There was once a time when studios owned the theater chains. In the early days of film up through the mid-60’s, this was a common practice. However, when the laws changed, theater owners became able to determine what would screen at their chains, what their concession prices would be, and most importantly they could charge what they chose. Now, the cost of screening a film is still determined, to an extent, by the studios. As the price of films goes up and the variety of screening options increases (on demand, YouTube, etc.), theater owners must recoup the cost of screening the latest Hollywood Blockbuster. This has lead to a decrease in the amount of theaters that will carry an independent film, or something out of the ordinary.

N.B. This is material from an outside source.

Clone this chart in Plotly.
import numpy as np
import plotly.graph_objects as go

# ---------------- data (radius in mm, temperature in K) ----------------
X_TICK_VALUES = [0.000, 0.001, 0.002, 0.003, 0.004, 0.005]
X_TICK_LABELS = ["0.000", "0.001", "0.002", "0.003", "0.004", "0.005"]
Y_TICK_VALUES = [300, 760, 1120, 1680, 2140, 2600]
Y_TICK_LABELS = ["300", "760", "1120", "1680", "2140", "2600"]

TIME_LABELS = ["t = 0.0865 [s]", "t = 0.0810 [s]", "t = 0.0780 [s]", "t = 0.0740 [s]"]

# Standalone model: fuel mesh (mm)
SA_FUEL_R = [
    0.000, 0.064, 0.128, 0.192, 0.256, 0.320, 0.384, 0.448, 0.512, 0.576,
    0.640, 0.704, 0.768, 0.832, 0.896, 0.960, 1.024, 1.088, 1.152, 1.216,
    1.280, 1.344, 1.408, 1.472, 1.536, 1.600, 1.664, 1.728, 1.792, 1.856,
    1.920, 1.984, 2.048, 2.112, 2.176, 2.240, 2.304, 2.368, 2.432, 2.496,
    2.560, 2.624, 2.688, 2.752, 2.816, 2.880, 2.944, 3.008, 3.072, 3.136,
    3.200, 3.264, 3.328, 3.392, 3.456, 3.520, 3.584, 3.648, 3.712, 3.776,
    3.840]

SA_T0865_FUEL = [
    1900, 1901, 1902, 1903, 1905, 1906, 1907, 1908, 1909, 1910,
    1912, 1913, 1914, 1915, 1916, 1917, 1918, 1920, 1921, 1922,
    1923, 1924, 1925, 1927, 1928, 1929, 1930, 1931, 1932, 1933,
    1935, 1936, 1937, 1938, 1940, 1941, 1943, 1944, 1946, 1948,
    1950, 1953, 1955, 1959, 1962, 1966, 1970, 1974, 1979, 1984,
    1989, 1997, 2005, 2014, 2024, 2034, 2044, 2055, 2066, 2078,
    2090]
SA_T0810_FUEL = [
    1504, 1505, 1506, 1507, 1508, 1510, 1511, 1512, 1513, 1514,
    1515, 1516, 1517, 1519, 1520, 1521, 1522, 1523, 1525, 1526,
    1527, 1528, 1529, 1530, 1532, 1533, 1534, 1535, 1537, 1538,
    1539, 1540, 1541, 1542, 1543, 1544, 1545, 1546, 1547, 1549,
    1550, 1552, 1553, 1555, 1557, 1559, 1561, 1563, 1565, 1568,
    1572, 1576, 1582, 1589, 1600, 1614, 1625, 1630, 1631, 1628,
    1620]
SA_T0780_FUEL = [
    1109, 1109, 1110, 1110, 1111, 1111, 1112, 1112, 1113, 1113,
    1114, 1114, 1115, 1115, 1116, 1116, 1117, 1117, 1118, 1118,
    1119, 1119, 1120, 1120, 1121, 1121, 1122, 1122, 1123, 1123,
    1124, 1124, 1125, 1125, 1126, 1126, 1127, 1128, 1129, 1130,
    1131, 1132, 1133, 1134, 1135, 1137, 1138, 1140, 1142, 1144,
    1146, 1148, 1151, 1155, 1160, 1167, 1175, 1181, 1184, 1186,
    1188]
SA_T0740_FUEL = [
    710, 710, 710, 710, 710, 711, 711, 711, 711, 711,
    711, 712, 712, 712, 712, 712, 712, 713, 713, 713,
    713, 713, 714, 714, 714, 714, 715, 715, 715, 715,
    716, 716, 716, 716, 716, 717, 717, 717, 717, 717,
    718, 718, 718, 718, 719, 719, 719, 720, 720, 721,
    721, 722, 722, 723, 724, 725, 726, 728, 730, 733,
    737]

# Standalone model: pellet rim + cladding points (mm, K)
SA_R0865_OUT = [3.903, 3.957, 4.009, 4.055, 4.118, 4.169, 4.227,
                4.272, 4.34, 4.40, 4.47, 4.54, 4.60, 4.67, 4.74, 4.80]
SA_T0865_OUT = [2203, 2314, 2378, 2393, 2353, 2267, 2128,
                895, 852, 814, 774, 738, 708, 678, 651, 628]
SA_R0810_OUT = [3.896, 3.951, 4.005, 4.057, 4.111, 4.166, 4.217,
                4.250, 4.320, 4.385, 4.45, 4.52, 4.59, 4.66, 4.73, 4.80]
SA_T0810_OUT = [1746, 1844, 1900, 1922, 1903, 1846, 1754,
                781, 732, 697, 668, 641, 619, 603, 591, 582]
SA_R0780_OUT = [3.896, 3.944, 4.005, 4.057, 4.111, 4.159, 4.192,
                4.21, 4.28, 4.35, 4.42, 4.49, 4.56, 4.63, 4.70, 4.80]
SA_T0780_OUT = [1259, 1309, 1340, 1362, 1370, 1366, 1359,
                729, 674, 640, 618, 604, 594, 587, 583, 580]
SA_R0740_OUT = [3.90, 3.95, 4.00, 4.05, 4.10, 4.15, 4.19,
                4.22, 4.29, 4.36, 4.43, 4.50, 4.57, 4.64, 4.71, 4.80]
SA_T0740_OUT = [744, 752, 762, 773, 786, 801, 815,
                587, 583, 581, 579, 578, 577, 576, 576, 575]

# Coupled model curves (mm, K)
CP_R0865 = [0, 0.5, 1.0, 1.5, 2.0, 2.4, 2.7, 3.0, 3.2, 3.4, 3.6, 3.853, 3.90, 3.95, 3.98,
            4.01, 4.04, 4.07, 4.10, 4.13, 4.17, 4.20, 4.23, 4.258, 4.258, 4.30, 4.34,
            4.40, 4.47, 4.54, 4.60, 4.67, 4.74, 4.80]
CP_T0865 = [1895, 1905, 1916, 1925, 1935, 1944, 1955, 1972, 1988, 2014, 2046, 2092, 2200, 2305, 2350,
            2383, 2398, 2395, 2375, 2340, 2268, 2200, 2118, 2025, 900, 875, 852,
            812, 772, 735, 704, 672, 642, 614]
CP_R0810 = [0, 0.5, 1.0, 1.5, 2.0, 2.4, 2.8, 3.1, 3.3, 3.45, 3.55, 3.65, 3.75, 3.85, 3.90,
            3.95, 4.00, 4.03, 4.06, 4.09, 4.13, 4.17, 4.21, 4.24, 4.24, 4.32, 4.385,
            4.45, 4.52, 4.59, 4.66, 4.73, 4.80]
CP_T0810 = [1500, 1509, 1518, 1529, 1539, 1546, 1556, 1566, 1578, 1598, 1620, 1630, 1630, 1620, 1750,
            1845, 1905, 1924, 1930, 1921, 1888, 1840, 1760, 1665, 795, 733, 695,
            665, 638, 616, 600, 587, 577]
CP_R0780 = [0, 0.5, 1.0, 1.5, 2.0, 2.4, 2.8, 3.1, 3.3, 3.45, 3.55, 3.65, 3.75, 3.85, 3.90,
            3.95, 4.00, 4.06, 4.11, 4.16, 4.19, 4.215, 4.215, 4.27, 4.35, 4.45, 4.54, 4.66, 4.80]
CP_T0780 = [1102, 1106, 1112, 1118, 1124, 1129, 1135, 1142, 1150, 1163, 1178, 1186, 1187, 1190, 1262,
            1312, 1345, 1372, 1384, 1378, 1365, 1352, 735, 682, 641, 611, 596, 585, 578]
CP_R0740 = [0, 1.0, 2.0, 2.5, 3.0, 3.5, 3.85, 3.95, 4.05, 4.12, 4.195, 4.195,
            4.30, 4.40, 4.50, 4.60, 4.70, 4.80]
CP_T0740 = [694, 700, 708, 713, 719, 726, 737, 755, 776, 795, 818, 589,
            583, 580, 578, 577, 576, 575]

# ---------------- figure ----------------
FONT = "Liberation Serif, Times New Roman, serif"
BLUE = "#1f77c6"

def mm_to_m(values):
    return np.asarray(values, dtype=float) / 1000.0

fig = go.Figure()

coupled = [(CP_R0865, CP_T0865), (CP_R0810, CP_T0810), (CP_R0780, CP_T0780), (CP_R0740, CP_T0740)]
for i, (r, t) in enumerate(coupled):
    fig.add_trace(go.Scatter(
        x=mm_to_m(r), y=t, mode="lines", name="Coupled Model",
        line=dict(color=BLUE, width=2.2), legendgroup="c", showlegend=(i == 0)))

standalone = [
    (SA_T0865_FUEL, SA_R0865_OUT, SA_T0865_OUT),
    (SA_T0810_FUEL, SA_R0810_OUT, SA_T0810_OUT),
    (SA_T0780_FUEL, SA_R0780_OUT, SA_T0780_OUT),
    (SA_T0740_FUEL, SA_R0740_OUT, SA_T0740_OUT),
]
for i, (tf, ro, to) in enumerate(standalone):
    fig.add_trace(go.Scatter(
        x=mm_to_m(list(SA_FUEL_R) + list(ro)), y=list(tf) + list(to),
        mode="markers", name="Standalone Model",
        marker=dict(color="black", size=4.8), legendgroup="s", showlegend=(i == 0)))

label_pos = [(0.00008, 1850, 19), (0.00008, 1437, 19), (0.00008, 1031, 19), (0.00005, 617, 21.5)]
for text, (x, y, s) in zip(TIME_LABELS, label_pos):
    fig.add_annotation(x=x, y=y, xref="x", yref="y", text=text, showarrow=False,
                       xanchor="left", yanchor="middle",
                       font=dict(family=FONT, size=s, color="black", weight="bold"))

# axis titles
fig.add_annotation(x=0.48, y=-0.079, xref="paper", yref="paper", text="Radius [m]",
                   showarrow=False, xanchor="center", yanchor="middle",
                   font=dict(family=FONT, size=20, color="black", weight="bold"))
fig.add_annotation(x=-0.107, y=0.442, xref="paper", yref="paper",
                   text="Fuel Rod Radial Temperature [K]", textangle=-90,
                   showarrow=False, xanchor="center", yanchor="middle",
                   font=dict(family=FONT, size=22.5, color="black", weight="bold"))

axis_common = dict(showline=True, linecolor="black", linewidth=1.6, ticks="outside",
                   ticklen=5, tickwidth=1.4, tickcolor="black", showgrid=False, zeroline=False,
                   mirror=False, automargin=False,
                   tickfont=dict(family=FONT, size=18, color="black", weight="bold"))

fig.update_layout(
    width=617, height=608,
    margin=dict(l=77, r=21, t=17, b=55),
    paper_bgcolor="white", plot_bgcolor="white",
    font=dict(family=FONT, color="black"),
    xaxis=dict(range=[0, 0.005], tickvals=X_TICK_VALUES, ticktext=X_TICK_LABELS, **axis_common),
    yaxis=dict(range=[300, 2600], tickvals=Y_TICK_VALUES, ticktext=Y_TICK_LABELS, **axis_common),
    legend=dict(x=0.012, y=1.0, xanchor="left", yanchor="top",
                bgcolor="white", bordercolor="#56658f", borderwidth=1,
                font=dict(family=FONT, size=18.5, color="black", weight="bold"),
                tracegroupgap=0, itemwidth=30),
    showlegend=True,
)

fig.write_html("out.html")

For a producer of independent films this has become frustrating in a variety of ways. One, an independent production depends on building an audience through word of mouth. The ability to screen films at small “art house” theaters in Los Angeles and New York, was once a necessary factor in the success of an independent film and gave those films the ability to sometimes, play with the big boys. Two, theaters demand audiences, now more than ever. As I stated above about the other entertainment competition out there, people have other options than going to a movie. So, theaters must show the biggest, baddest, star driven vehicles in order to ensure they stay in business. An independent producer often does not have the money nor the luxury of shooting a big budget, commercial film. Their films are usually more personal, character driven, unusual subjects are often broached. Mass audiences are not necessarily ready to take in a two hour journey that forces a mindful examination of the human condition (granted, not all indie films are this and not all Hollywood Blockbusters are void of this), and do not have a familiar star. Thus, the independent film is left to struggle outside of the theater system.
The relationship between the theater owners and the Independent Producer has always been a bit of a fight. What it boils down to is money. The solution to this would be for audiences to grow and accept independent films for what they can offer, for the stories they tell, and for introducing them to the next generation of stars at the doorstep.